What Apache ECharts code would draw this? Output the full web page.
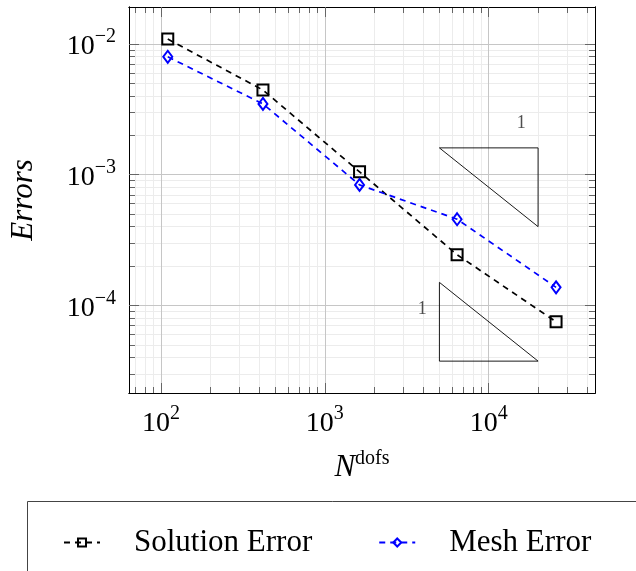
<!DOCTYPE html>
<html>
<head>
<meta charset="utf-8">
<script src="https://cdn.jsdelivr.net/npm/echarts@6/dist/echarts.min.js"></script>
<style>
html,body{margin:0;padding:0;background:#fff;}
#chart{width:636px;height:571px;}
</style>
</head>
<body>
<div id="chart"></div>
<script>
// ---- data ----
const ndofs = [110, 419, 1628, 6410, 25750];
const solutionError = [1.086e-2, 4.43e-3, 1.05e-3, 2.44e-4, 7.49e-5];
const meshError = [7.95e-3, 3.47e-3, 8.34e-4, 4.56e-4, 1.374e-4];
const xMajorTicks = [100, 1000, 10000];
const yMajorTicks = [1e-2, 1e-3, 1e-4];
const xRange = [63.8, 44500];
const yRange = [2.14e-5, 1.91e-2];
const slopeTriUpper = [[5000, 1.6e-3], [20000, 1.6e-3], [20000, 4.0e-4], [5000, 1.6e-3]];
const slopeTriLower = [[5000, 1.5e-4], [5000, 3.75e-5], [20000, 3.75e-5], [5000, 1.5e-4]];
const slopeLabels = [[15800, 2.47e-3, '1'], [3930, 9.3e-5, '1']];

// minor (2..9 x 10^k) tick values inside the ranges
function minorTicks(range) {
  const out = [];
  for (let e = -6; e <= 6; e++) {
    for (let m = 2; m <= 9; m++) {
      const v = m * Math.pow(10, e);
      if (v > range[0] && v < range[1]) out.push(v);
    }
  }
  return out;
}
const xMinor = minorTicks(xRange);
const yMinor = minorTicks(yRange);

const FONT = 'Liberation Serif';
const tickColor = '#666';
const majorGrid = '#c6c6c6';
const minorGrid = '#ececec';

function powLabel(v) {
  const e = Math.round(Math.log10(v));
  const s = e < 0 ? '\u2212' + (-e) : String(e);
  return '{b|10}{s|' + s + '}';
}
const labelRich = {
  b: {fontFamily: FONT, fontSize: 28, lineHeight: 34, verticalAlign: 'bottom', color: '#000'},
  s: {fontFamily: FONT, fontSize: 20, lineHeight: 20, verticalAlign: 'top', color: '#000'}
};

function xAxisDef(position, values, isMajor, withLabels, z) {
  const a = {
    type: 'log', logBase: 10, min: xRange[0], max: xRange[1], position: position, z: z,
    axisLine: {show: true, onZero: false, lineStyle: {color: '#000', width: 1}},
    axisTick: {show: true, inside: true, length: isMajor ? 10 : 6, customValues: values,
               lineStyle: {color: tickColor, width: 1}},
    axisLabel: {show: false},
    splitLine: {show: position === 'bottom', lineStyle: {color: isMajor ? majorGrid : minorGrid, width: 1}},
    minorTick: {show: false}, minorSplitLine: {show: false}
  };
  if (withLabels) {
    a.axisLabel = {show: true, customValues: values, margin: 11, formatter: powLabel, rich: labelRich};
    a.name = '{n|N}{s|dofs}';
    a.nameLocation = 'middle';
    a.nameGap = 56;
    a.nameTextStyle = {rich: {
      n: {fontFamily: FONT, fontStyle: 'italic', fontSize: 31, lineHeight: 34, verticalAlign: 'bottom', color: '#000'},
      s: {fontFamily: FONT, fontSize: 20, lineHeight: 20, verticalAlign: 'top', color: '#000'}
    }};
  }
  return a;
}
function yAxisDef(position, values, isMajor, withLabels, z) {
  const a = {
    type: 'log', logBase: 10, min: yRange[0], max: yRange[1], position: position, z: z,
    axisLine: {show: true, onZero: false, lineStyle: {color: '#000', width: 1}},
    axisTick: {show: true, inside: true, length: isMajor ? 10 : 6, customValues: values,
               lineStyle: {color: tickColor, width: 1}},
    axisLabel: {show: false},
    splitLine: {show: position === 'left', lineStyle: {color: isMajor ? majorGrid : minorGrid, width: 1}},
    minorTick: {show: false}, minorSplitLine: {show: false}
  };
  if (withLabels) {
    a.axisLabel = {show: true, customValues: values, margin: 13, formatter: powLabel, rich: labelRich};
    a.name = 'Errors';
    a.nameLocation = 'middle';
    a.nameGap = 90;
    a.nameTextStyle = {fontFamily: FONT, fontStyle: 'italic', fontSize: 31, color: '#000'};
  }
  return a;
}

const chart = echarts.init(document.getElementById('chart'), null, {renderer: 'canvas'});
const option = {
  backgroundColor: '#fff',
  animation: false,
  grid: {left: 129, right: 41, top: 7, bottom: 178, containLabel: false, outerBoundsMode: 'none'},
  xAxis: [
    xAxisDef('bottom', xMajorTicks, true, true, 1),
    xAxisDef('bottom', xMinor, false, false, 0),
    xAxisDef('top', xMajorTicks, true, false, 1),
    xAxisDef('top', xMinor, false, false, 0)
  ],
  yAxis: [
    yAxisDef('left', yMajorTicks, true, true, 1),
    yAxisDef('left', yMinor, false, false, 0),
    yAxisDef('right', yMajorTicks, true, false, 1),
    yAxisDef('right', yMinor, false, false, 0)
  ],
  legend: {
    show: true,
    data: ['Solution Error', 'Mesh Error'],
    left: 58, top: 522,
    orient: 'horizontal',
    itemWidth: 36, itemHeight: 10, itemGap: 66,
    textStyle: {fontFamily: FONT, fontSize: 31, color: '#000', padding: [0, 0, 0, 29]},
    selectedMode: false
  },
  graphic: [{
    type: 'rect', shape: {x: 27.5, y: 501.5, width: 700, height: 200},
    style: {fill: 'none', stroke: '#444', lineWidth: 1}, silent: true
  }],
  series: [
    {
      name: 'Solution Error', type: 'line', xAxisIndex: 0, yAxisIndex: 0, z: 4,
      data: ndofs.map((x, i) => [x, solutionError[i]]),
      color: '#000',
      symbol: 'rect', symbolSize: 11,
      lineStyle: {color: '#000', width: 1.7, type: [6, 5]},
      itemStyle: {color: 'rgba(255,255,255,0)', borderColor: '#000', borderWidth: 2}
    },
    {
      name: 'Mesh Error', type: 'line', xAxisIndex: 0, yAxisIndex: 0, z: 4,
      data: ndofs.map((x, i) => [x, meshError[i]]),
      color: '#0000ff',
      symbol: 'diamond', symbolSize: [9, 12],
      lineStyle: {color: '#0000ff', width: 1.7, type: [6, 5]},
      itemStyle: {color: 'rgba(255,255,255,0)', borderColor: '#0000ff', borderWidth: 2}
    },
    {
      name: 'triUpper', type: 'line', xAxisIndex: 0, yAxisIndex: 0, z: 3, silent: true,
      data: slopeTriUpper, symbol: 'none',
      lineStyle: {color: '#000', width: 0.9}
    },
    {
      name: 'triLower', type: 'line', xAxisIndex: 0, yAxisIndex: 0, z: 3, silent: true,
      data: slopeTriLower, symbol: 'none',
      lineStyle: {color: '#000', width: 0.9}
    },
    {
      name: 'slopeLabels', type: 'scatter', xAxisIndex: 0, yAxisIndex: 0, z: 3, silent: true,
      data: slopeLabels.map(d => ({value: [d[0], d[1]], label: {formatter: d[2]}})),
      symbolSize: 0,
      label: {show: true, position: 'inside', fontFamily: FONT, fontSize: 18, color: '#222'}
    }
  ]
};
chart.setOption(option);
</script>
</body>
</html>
********************
§ EXERCISE GOAL: Pictures excluded, repeat exactly the lines from the top of the material through the line with "[3930, 9.3e-5, '1']];", including both of those lines.

§ RESPONSE TO THIS EXERCISE:
What Apache ECharts code would draw this? Output the full web page.
<!DOCTYPE html>
<html>
<head>
<meta charset="utf-8">
<script src="https://cdn.jsdelivr.net/npm/echarts@6/dist/echarts.min.js"></script>
<style>
html,body{margin:0;padding:0;background:#fff;}
#chart{width:636px;height:571px;}
</style>
</head>
<body>
<div id="chart"></div>
<script>
// ---- data ----
const ndofs = [110, 419, 1628, 6410, 25750];
const solutionError = [1.086e-2, 4.43e-3, 1.05e-3, 2.44e-4, 7.49e-5];
const meshError = [7.95e-3, 3.47e-3, 8.34e-4, 4.56e-4, 1.374e-4];
const xMajorTicks = [100, 1000, 10000];
const yMajorTicks = [1e-2, 1e-3, 1e-4];
const xRange = [63.8, 44500];
const yRange = [2.14e-5, 1.91e-2];
const slopeTriUpper = [[5000, 1.6e-3], [20000, 1.6e-3], [20000, 4.0e-4], [5000, 1.6e-3]];
const slopeTriLower = [[5000, 1.5e-4], [5000, 3.75e-5], [20000, 3.75e-5], [5000, 1.5e-4]];
const slopeLabels = [[15800, 2.47e-3, '1'], [3930, 9.3e-5, '1']];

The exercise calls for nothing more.